Stock credits his Clinical Pastoral Education work at Children’s Hospital in helping him with serve these patients. “I figured if I could deal with children dying, I could probably deal with anything in the church. That time there, dealing with those young children on the terminal ward, ministering and pastoring to their families, helped me face the AIDS crisis. It gave me the mental and spiritual equipment to face the AIDS crisis.”
After retiring from Metropolitan Community Church, Stock was ready to “just sit in the pews.” He and Kristofik found a home at Westminster Presbyterian Church in Washington, D.C. But soon enough, Westminster’s leadership learned of his ministry and asked him to share his gifts by becoming a “parish partner.” While he doesn’t offer sacramental ministry at Westminster, Stock has preached, assisted with pastoral counseling and led Christian education classes.

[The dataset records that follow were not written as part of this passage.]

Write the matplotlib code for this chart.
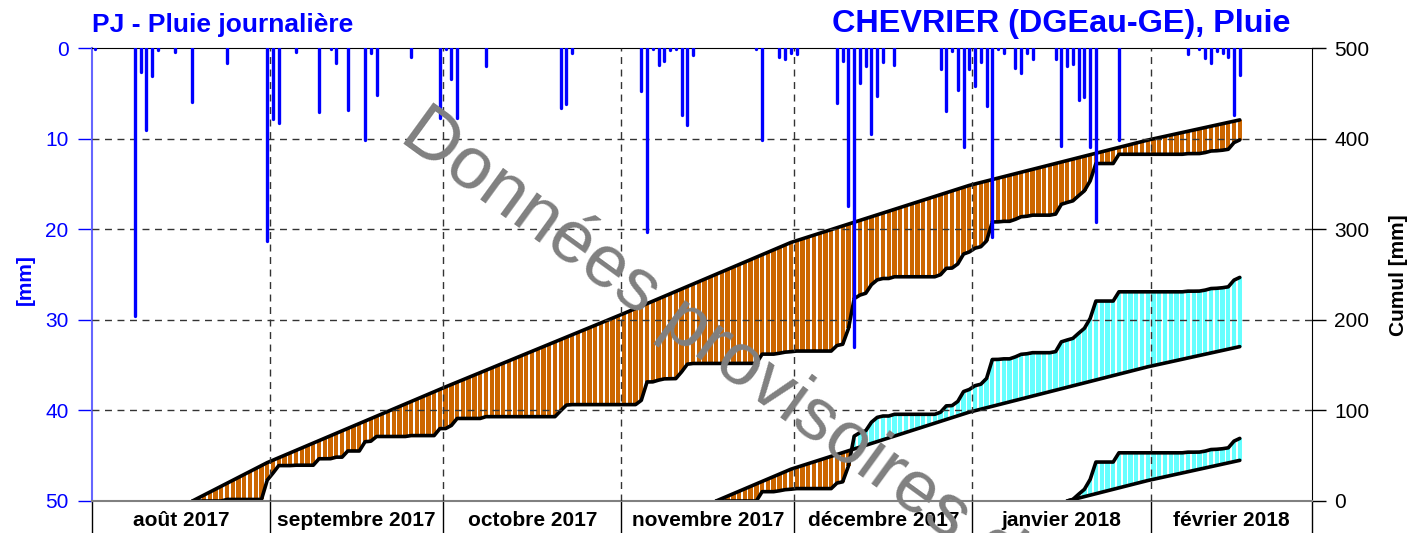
import numpy as np
import pandas as pd
import matplotlib
matplotlib.use("Agg")
import matplotlib.pyplot as plt
from matplotlib.ticker import FixedLocator, NullFormatter

# Données
ORIGINE = pd.Timestamp("2017-08-01")
FIN_AXE = pd.Timestamp("2018-03-01")

dates_pluie = [
    "2017-08-01", "2017-08-08", "2017-08-09", "2017-08-10", "2017-08-11", "2017-08-12",
    "2017-08-15", "2017-08-18", "2017-08-24", "2017-08-31",
    "2017-09-01", "2017-09-02", "2017-09-05", "2017-09-09", "2017-09-11", "2017-09-12",
    "2017-09-14", "2017-09-17", "2017-09-18", "2017-09-19", "2017-09-25", "2017-09-30",
    "2017-10-01", "2017-10-02", "2017-10-03", "2017-10-08", "2017-10-21", "2017-10-22",
    "2017-10-23",
    "2017-11-04", "2017-11-05", "2017-11-06", "2017-11-07", "2017-11-08", "2017-11-09",
    "2017-11-10", "2017-11-11", "2017-11-12", "2017-11-13", "2017-11-24", "2017-11-25",
    "2017-11-28", "2017-11-29", "2017-11-30",
    "2017-12-01", "2017-12-08", "2017-12-09", "2017-12-10", "2017-12-11", "2017-12-12",
    "2017-12-13", "2017-12-14", "2017-12-15", "2017-12-16", "2017-12-18", "2017-12-26",
    "2017-12-27", "2017-12-28", "2017-12-29", "2017-12-30", "2017-12-31",
    "2018-01-01", "2018-01-02", "2018-01-03", "2018-01-04", "2018-01-05", "2018-01-06",
    "2018-01-08", "2018-01-09", "2018-01-10", "2018-01-11", "2018-01-15", "2018-01-16",
    "2018-01-17", "2018-01-18", "2018-01-19", "2018-01-20", "2018-01-21", "2018-01-22",
    "2018-01-26",
    "2018-02-07", "2018-02-09", "2018-02-10", "2018-02-11", "2018-02-12", "2018-02-13",
    "2018-02-14", "2018-02-15", "2018-02-16",
]
pluie_mm = [
    0.1, 29.6, 2.6, 9.0, 3.1, 0.2,
    0.4, 6.0, 1.7, 21.3,
    7.8, 8.3, 0.4, 7.1, 0.1, 1.7,
    6.8, 10.2, 0.6, 5.2, 1.0, 7.7,
    0.1, 3.4, 7.7, 2.0, 6.6, 6.2,
    0.5,
    4.7, 20.3, 0.1, 1.9, 1.4, 0.2,
    0.1, 7.4, 8.5, 0.8, 0.1, 10.2,
    1.0, 1.2, 0.5,
    0.7, 6.1, 1.4, 17.4, 33.0, 3.9,
    2.0, 9.5, 5.3, 1.5, 1.9, 2.3,
    7.0, 0.3, 4.6, 10.9, 2.3,
    4.2, 1.6, 6.4, 20.9, 0.1, 0.6,
    2.2, 2.8, 0.6, 1.2, 1.2, 10.8,
    2.0, 1.8, 5.7, 5.4, 10.9, 19.2,
    10.2,
    0.7, 0.1, 1.1, 1.7, 0.3, 0.6,
    1.0, 7.4, 3.0,
]

mois = ["2017-08", "2017-09", "2017-10", "2017-11", "2017-12", "2018-01", "2018-02"]
libelles_mois = ["août 2017", "septembre 2017", "octobre 2017", "novembre 2017",
                 "décembre 2017", "janvier 2018", "février 2018"]
normale_mensuelle = [101, 81, 81, 81, 63, 50, 39]  # mm / mois

debuts_cumul = ["2017-08-18", "2017-11-17", "2018-01-17"]
fin_cumul = "2018-02-16"

ORANGE = "#cc6600"
CYAN = "#66ffff"
BLEU = "#0000ff"


def jour(d):
    return (pd.Timestamp(d) - ORIGINE).days


n_jours = (FIN_AXE - ORIGINE).days
pluie = np.zeros(n_jours)
for d, v in zip(dates_pluie, pluie_mm):
    pluie[jour(d)] = v

# normale journalière = normale du mois / nb de jours du mois
normale_jour = np.zeros(n_jours)
bornes = [jour(m + "-01") for m in mois] + [n_jours]
for i, tot in enumerate(normale_mensuelle):
    normale_jour[bornes[i]:bornes[i + 1]] = tot / (bornes[i + 1] - bornes[i])

DX = 0.45  # position du jour dans la case

fig = plt.figure(figsize=(14.08, 5.33), dpi=100)
plt.rcParams["font.family"] = ["Liberation Sans", "DejaVu Sans"]
ax = fig.add_axes([92 / 1408, 1 - 501 / 533, 1220 / 1408, 453 / 533])
ax2 = ax.twinx()
ax.set_zorder(2)
ax2.set_zorder(1)
ax.patch.set_visible(False)

# cumuls sur l'axe de droite
e = jour(fin_cumul)
for deb in debuts_cumul:
    s = jour(deb)
    jours = np.arange(s, e + 1)
    cum = np.concatenate([[0.0], np.cumsum(pluie[s + 1:e + 1])])
    nor = np.concatenate([[0.0], np.cumsum(normale_jour[s + 1:e + 1])])
    bas = np.minimum(cum, nor)
    haut = np.maximum(cum, nor)
    couleurs = [ORANGE if c < n else CYAN for c, n in zip(cum, nor)]
    ax2.bar(jours + DX, haut - bas, bottom=bas, width=0.75, color=couleurs,
            linewidth=0, zorder=1)
    ax2.plot(jours + DX, nor, color="black", lw=2.6, solid_joinstyle="round",
             solid_capstyle="round", zorder=3)
    ax2.plot(jours + DX, cum, color="black", lw=2.6, solid_joinstyle="round",
             solid_capstyle="round", zorder=3)
ax2.set_ylim(0, 500)
ax2.set_yticks(range(0, 501, 100))
ax2.tick_params(axis="y", length=10, width=1, labelsize=15, pad=6, colors="black")
for side in ["left", "top", "bottom"]:
    ax2.spines[side].set_visible(False)
ax2.spines["right"].set_color("black")

# pluie journalière sur l'axe de gauche (inversé)
x_p = np.array([jour(d) for d in dates_pluie]) + DX
ax.vlines(x_p, 0, pluie_mm, color=BLEU, lw=2.4, capstyle="round", zorder=4)
ax.set_ylim(50, 0)
ax.set_xlim(0, n_jours)
ax.set_yticks(range(0, 51, 10))
ax.tick_params(axis="y", colors=BLEU, labelcolor=BLEU, length=10, width=1,
               labelsize=15, pad=7)

# grille
for y in [10, 20, 30, 40]:
    ax.axhline(y, color="#333333", lw=1, ls=(0, (5, 4)), zorder=3)
for b in bornes[1:-1]:
    ax.axvline(b, color="#333333", lw=1, ls=(0, (5, 4)), zorder=3)

# mois en abscisse
centres = [(bornes[i] + bornes[i + 1]) / 2 for i in range(len(mois))]
ax.set_xticks(centres)
ax.set_xticklabels(libelles_mois, fontsize=15, fontweight="bold")
ax.xaxis.set_minor_locator(FixedLocator(bornes))
ax.xaxis.set_minor_formatter(NullFormatter())
ax.tick_params(axis="x", which="major", length=0, pad=7)
ax.tick_params(axis="x", which="minor", length=24, width=1, color="black")

ax.spines["left"].set_color("#6666ff")
ax.spines["left"].set_linewidth(1.5)
ax.spines["top"].set_color("black")
ax.spines["bottom"].set_color("#808080")
ax.spines["bottom"].set_linewidth(1.5)
ax.spines["right"].set_visible(False)

# textes
fig.text(92 / 1408, 1 - 32 / 533, "PJ - Pluie journalière", color=BLEU,
         fontsize=19, fontweight="bold", ha="left", va="baseline")
fig.text(1291 / 1408, 1 - 32 / 533, "CHEVRIER (DGEau-GE), Pluie", color=BLEU,
         fontsize=23.3, fontweight="bold", ha="right", va="baseline")
fig.text(25 / 1408, 1 - 280 / 533, "[mm]", color=BLEU, fontsize=15,
         fontweight="bold", rotation=90, ha="center", va="center")
fig.text(1399 / 1408, 1 - 275 / 533, "Cumul [mm]", color="black", fontsize=15,
         fontweight="bold", rotation=90, ha="center", va="center")
fig.text(398 / 1408, 1 - 140 / 533, "Données provisoires de", color="#808080",
         fontsize=54, rotation=-36, rotation_mode="anchor", ha="left",
         va="baseline", zorder=10)

fig.savefig("out.png", dpi=100, facecolor="white")
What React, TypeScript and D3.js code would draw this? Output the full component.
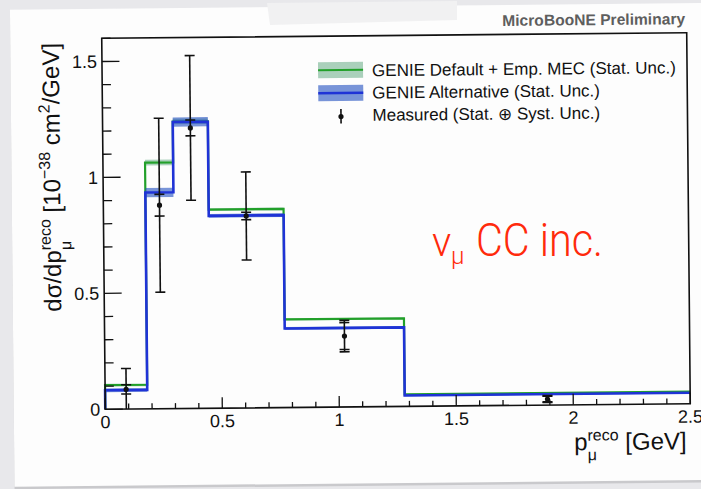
import * as React from 'react'
import * as d3 from 'd3'

// histogram bins (GeV)
const binEdges = [0, 0.18, 0.3, 0.45, 0.77, 1.28, 2.5]
// GENIE Default + Emp. MEC
const genieDefault = [0.104, 1.062, 1.238, 0.857, 0.38, 0.052]
const genieDefaultErr = [0.006, 0.012, 0.012, 0.006, 0.004, 0.002]
// GENIE Alternative
const genieAlt = [0.082, 0.933, 1.236, 0.83, 0.341, 0.047]
const genieAltErr = [0.008, 0.02, 0.02, 0.008, 0.006, 0.003]
// measured points
const dataX = [0.09, 0.24, 0.375, 0.61, 1.025, 1.89]
const dataY = [0.085, 0.878, 1.21, 0.828, 0.306, 0.026]
const dataStat = [0.02, 0.047, 0.034, 0.016, 0.058, 0.012]
const dataTotal = [0.09, 0.375, 0.312, 0.19, 0.068, 0.015]

const xTicks = [0, 0.5, 1, 1.5, 2, 2.5]
const xTickLabels = ['0', '0.5', '1', '1.5', '2', '2.5']
const yTicks = [0, 0.5, 1, 1.5]
const yTickLabels = ['0', '0.5', '1', '1.5']
const legendLabels = [
  'GENIE Default + Emp. MEC (Stat. Unc.)',
  'GENIE Alternative (Stat. Unc.)',
  'Measured (Stat. \u2295 Syst. Unc.)',
]

const W = 701
const H = 489
const margin = { left: 103.5, top: 35.5, right: 12.5, bottom: 82.5 }
const FONT = "'Liberation Sans', Arial, Helvetica, sans-serif"
const GREEN = '#22a02a'
const BLUE = '#1f33d6'

const App = () => {
  const x = d3.scaleLinear().domain([0, 2.5]).range([margin.left, W - margin.right])
  const y = d3.scaleLinear().domain([0, 1.6]).range([H - margin.bottom, margin.top])
  const x0 = x.range()[0], x1 = x.range()[1]
  const y0 = y.range()[0], y1 = y.range()[1]

  const stepLine = d3.line<[number, number]>()
    .x(d => x(d[0]))
    .y(d => y(d[1]))
    .curve(d3.curveStepAfter)

  const histPts = (vals: number[]): [number, number][] => {
    const pts: [number, number][] = [[binEdges[0], 0]]
    vals.forEach((v, i) => pts.push([binEdges[i], v]))
    pts.push([binEdges[binEdges.length - 1], vals[vals.length - 1]])
    return pts
  }

  const minorX = x.ticks(25)
  const minorY = y.ticks(16)

  const band = (vals: number[], errs: number[], fill: string, op: number) =>
    vals.map((v, i) => (
      <rect key={i} x={x(binEdges[i])} width={x(binEdges[i + 1]) - x(binEdges[i])}
        y={y(v + errs[i])} height={y(v - errs[i]) - y(v + errs[i])}
        fill={fill} fillOpacity={op} />
    ))

  const cap = 5

  return (
    <svg width={W} height={H} style={{ position: 'absolute', left: 0, top: 0 }}
      fontFamily={FONT}>
      <rect width={W} height={H} fill="#e8e8eb" />
      <g transform="rotate(-0.55, 396, 221)">
        <rect x={12} y={8} width={730} height={477.5} fill="#c9c9cc" />
        <rect x={12} y={6} width={730} height={477} fill="#fdfdfd" />

        {/* model bands */}
        {band(genieDefault, genieDefaultErr, '#2e8b57', 0.4)}
        <path d={stepLine(histPts(genieDefault)) || ''} fill="none" stroke={GREEN} strokeWidth={2.2} />
        {band(genieAlt, genieAltErr, '#1f4fbf', 0.6)}
        <path d={stepLine(histPts(genieAlt)) || ''} fill="none" stroke={BLUE} strokeWidth={2.6} />

        {/* measured */}
        {dataX.map((dx, i) => {
          const cx = x(dx)
          const lo = Math.max(0, dataY[i] - dataTotal[i])
          const hi = dataY[i] + dataTotal[i]
          return (
            <g key={i} stroke="#111" strokeWidth={1.6}>
              <line x1={cx} x2={cx} y1={y(lo)} y2={y(hi)} />
              <line x1={cx - cap} x2={cx + cap} y1={y(hi)} y2={y(hi)} />
              {lo > 0 && <line x1={cx - cap} x2={cx + cap} y1={y(lo)} y2={y(lo)} />}
              <line x1={cx - cap} x2={cx + cap} y1={y(dataY[i] + dataStat[i])} y2={y(dataY[i] + dataStat[i])} />
              <line x1={cx - cap} x2={cx + cap} y1={y(dataY[i] - dataStat[i])} y2={y(dataY[i] - dataStat[i])} />
              <circle cx={cx} cy={y(dataY[i])} r={2.6} fill="#111" stroke="none" />
            </g>
          )
        })}

        {/* frame */}
        <rect x={x0} y={y1} width={x1 - x0} height={y0 - y1} fill="none" stroke="#111" strokeWidth={1.6} />

        {/* x axis ticks */}
        {minorX.map((t, i) => {
          const major = xTicks.some(m => Math.abs(m - t) < 1e-9)
          return <line key={i} x1={x(t)} x2={x(t)} y1={y0} y2={y0 - (major ? 11 : 5.5)} stroke="#111" strokeWidth={1.3} />
        })}
        {xTicks.map((t, i) => (
          <text key={i} x={x(t)} y={y0 + 19} textAnchor="middle" fontSize={18} fill="#111">{xTickLabels[i]}</text>
        ))}

        {/* y axis ticks */}
        {minorY.map((t, i) => {
          const major = yTicks.some(m => Math.abs(m - t) < 1e-9)
          return <line key={i} x1={x0} x2={x0 + (major ? 17.5 : 8.75)} y1={y(t)} y2={y(t)} stroke="#111" strokeWidth={1.3} />
        })}
        {yTicks.map((t, i) => (
          <text key={i} x={x0 - 5} y={y(t)} dy="0.35em" textAnchor="end" fontSize={18} fill="#111">{yTickLabels[i]}</text>
        ))}

        {/* axis titles */}
        <text x={572} y={452} fontSize={24} fill="#111">
          p<tspan fontSize={16} dy={-9.5}>reco</tspan>
          <tspan fontSize={16} dx={-31.1} dy={19.5}>μ</tspan>
          <tspan fontSize={24} dx={21.9} dy={-10}> [GeV]</tspan>
        </text>
        <text transform="translate(60.5,308.5) rotate(-90)" fontSize={24} fill="#111">
          dσ/dp<tspan fontSize={16} dy={-10}>reco</tspan>
          <tspan fontSize={16} dx={-31.1} dy={20.5}>μ</tspan>
          <tspan fontSize={24} dx={21.9} dy={-10.5}> [10</tspan>
          <tspan fontSize={16} dy={-10}>−38</tspan>
          <tspan fontSize={24} dy={10}> cm</tspan>
          <tspan fontSize={16} dy={-10}>2</tspan>
          <tspan fontSize={24} dy={10}>/GeV]</tspan>
        </text>

        <text x={687} y={27} textAnchor="end" fontSize={15.6} fontWeight="bold" fill="#5e5e5e">MicroBooNE Preliminary</text>

        {/* legend */}
        <rect x={319.5} y={61.5} width={45} height={16} fill="#2e8b57" fillOpacity={0.4} />
        <line x1={319.5} x2={364.5} y1={69.5} y2={69.5} stroke={GREEN} strokeWidth={2} />
        <rect x={319.5} y={84.5} width={45} height={16} fill="#1f4fbf" fillOpacity={0.6} />
        <line x1={319.5} x2={364.5} y1={92.5} y2={92.5} stroke={BLUE} strokeWidth={2.4} />
        <line x1={342} x2={342} y1={108.5} y2={123} stroke="#111" strokeWidth={1.6} />
        <circle cx={342} cy={116} r={2.6} fill="#111" />
        {legendLabels.map((l, i) => (
          <text key={i} x={373.5} y={76 + i * 22.3} fontSize={17} fill="#111">{l}</text>
        ))}
      </g>

      {/* tape */}
      <polygon points="267,3 457,1 457,20 270,25" fill="#f1f1f2" />

      {/* handwritten label */}
      <g fill="#ff2a0c" fontFamily="Roboto, 'Noto Sans', sans-serif" fontWeight={300}>
        <text x={432} y={256} fontSize={40}>ν</text>
        <text x={451} y={264} fontSize={24}>μ</text>
        <text x={476} y={256} fontSize={46} textLength={127} lengthAdjust="spacingAndGlyphs">CC inc.</text>
      </g>
    </svg>
  )
}

export default App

After all this time, Stock never imagined he would return to the denomination that had first ordained him. Yet, in 2023, after connecting with Cowden, the bishop felt called to correct this injustice.
Over the past year, the Diocese of West Virginia and Stock navigated the canonical process to restore him to the priesthood – a process requiring consent of the bishops in surrounding dioceses and approval from the regional disciplinary board.
Earlier this fall, the approvals were finalized, and St. Paul’s Episcopal Church in Alexandria, near where Stock and Kristofik live, was selected for the service. The rector, the Rev. Oran Warder, was also ordained out of the Diocese of West Virginia.
“We were not ready for Father Harry Stock 40 years ago and missed a great opportunity for his witness and leadership in The Episcopal Church,” Cowden said. “With the restoration of his orders, we offer some measure of healing and reclaiming his voice and his story among us.”
The Oct. 26 service not only restored Stock to the priesthood but also celebrated The Episcopal Church’s welcome of LGBTQ+ clergy and lay people. Reflecting on the past 43 years, from his ordination to this point, Stock summed up his journey.
“This isn’t just about me. This is a testimony that The Episcopal Church won’t put up with oppression of anyone based on their sexuality,” he said.